The derivation of the Feynman rules for the counterterms goes through exactly like the derivation of the Feynman rules for regular interactions: the idea is that the counterterms are just new interactions. Srednicki has a pretty decent derivation of the Feynman rules for a ##\phi^3## interaction in a scalar field theory; you could try your hand at running the same derivation for the counterterms.
The "derivation" of the counterterm rules just involves writing the bare constants as:
[tex]Z = 1 + \delta_Z[/tex]
[tex]Zm_0^2 = m^2 + \delta_m[/tex]
[tex]Z^2 \lambda_0 = \lambda + \delta_\lambda[/tex]
This is just a rewriting of the action, but you have isolated the physical constants before
calculations. If you just place the above relations into the action, the action now has a different free/interacting split.
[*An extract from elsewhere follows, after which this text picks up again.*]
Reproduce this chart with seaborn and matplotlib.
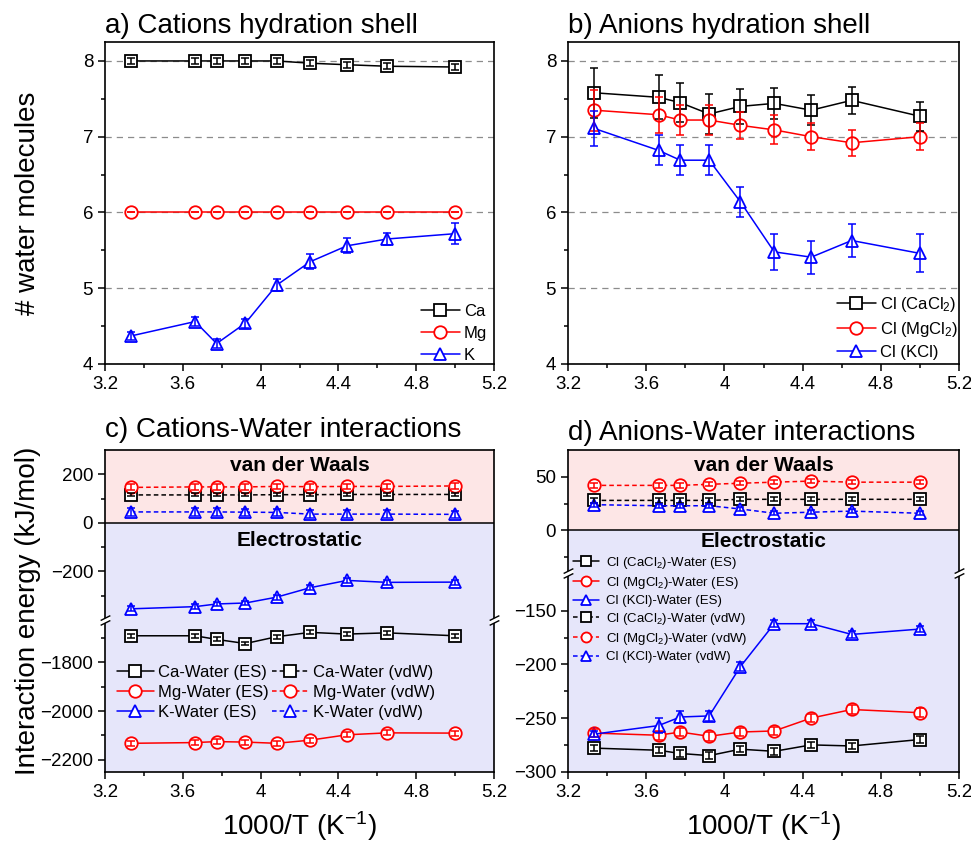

See chapter 10 of Peskin and Schroeder for more details.
IMHO it's easiest to derive and see in the BPH formalism.
What you do is write the Lagrangian in two parts L1 and L2 and L = L1 + L2. L1 is simply the Lagrangian written with the variables, namely the EM and electron fields, the fine structure constant, and the electron mass, as the renormalised values for QED. For the phi 4 theory they are the values of that theory which I cant recall off hand but will give a link to. These are the values you actually measure. But that is not the actual Lagrangian which is in terms of the bare parameters which are divergent - some say they are not really measurable - not so sure about that - but rather they are cutoff dependent and you need to specify a cutoff to determine its value from what you do measure - the renormalised values. So L2 = L - L1 where L is the bare Lagrangian. The parameters of L2 are not specified but rather calculated so that what you are calculate from L is finite. You calculate exactly the same as usual but using L1 - it blows up with infinity - but you adjust the constants in L2 to cancel them so that what you get is finite.
But basically the idea is if you express physical theories in terms of what you measure (and those things are not divergent like the bare parameters) then what you calculate from them is also finite - the infinities of the theory are cancelled during calculation - so knowing that you simply adjust the undetermined terms (the counter-terms) to do just that. That's why you write the Lagrangian in terms of what you measure and adjust the counter-terms so what you get is finite.